In an attempt to rescue a couple of files I fired up the “old” PC today. It’s about 3 years old now, so not what you’d call obsolete by any stretch of the imagination, and when it was new no OS would recognize the Gigabyte SATA RAID drivers. I tried Gentoo, Debian, Ubuntu, Suse, Redhat, Knoppix, and Windows XP all to no avail – the hardware was just too new and no drivers existed. So I tried Windows Vista, and it worked. Yes, a success story that involves Vista.
On boot today there was a problem with one of the aforementioned RAID disks, and the machine failed massively.

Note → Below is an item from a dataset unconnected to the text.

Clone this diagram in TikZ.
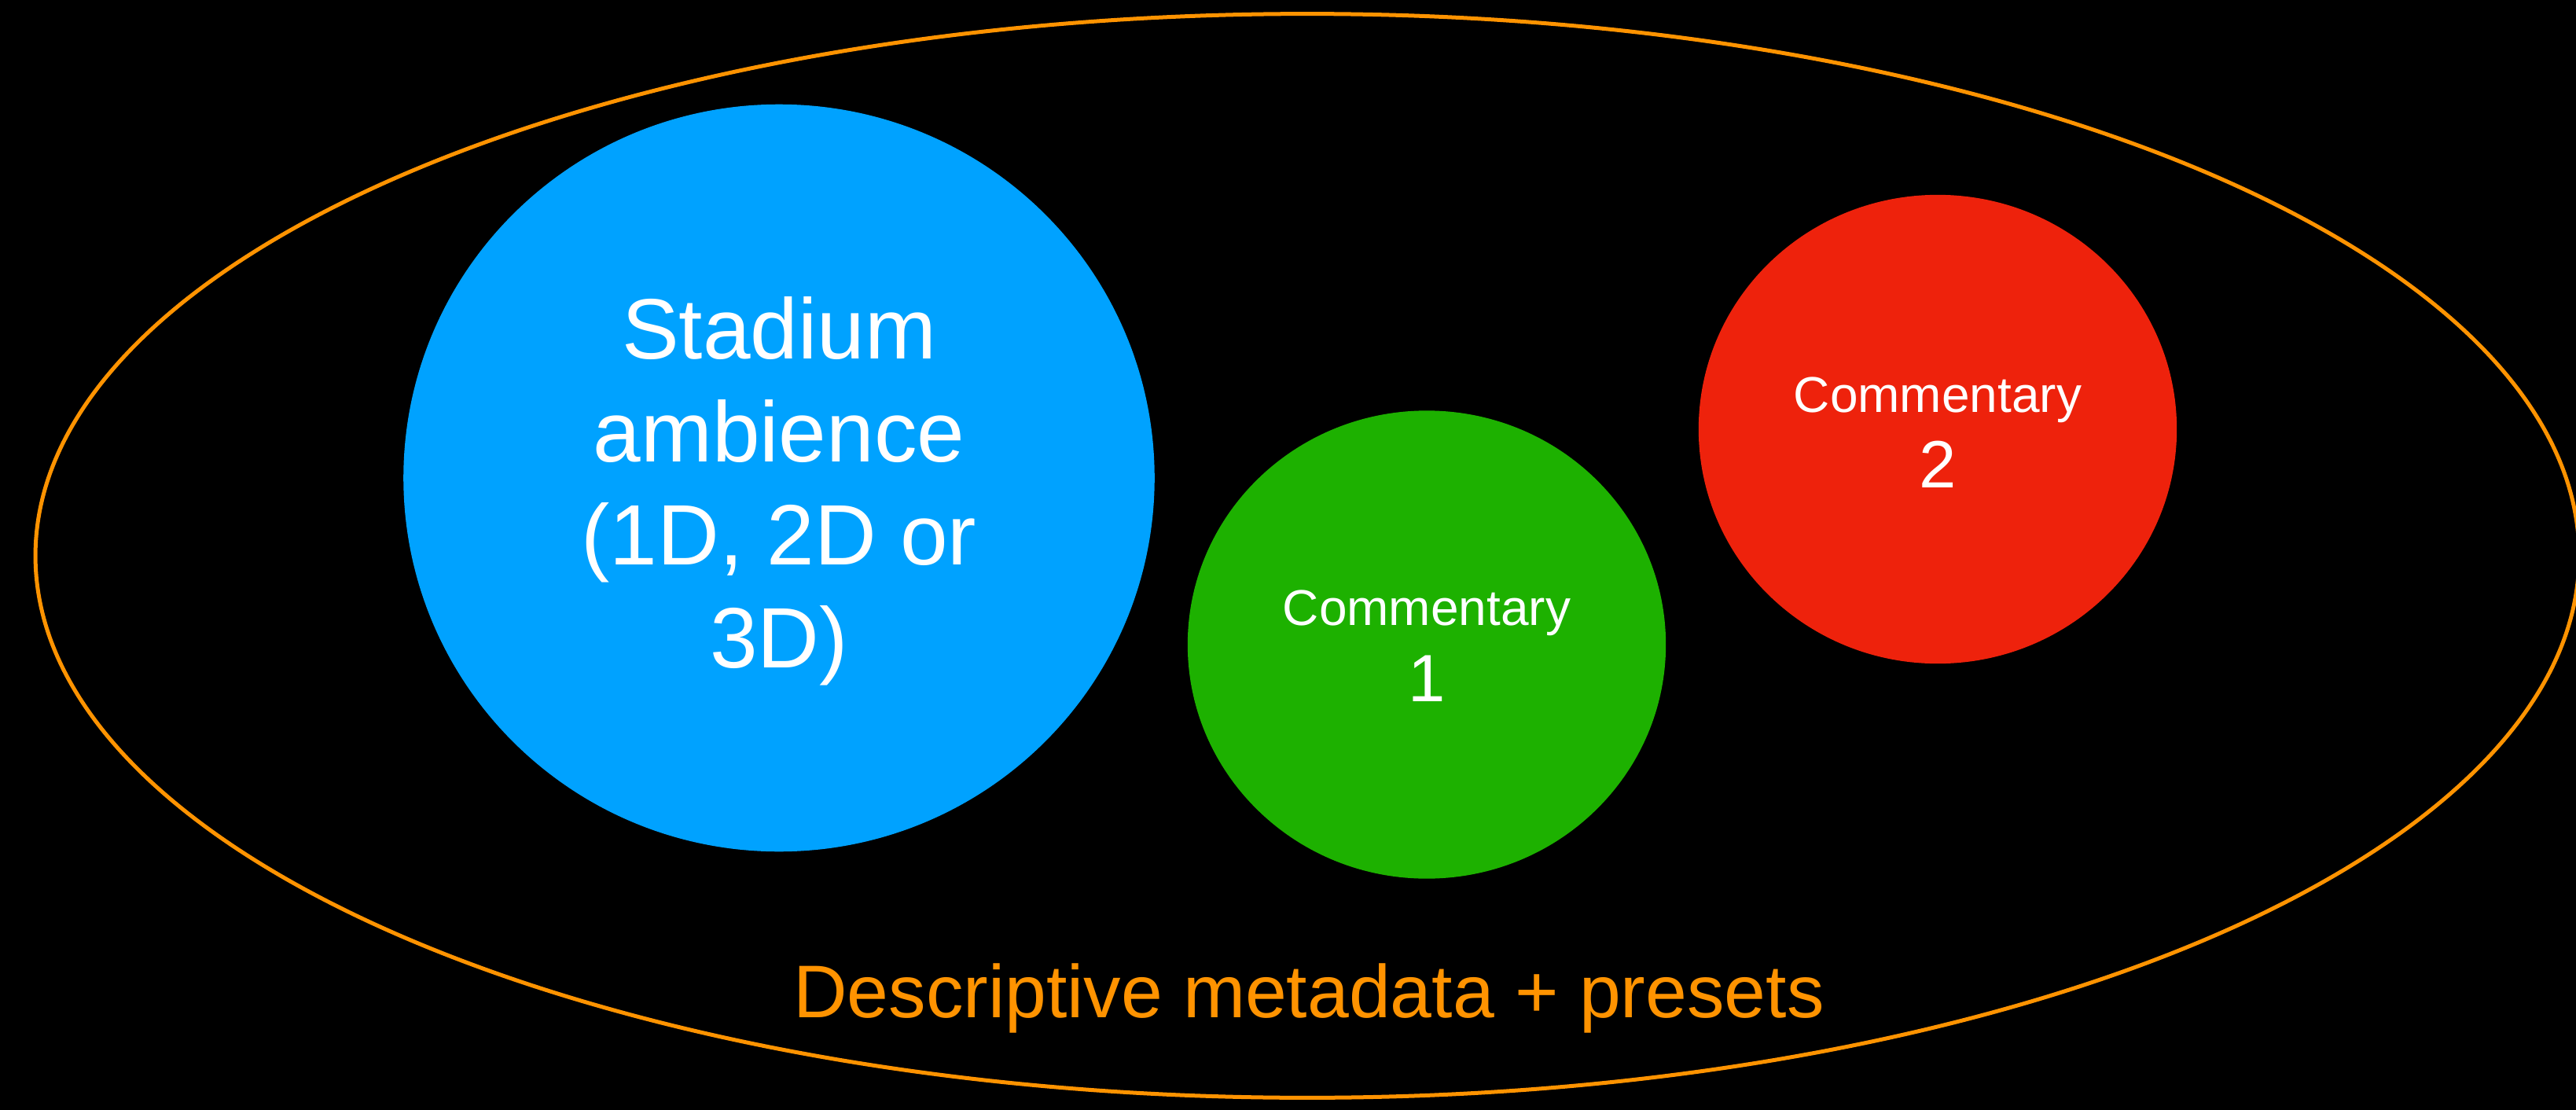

I dutifully went and found the Vista installation Disk as suggested, but hmmm, when I tried to use the “repair computer” option, it couldn’t find the disks to repair them! Total failure. My prefered option now is to resort to the latest live Linux CDs and access the files that way. I just hope todays builds are support the RAID hardware.
I’ve assembled and maintained several PCs over the years, but after 15 months using a Mac I’d blithely forgotten all the crap that building windows PC entails. Yes I paid a little more for the Mac, and I’m limited to pretty much the hardware that Apple choose, but the beauty is that it works, solidly, day-in day-out. Since my goal is not “to build a working system” but “to do something with the system, and not always wonder if I could do it faster with a different driver or kernel tweak” I’m happy to pay that small premium for a machine that works reliably.
So that’s it, my last Windows machine is dead. Fifteen years after I was forced to start using Windows for commercial purposes, I am free of it. Normally a dead machine is a sad day, but this marks the first day of a Windows free life. It’s a good day.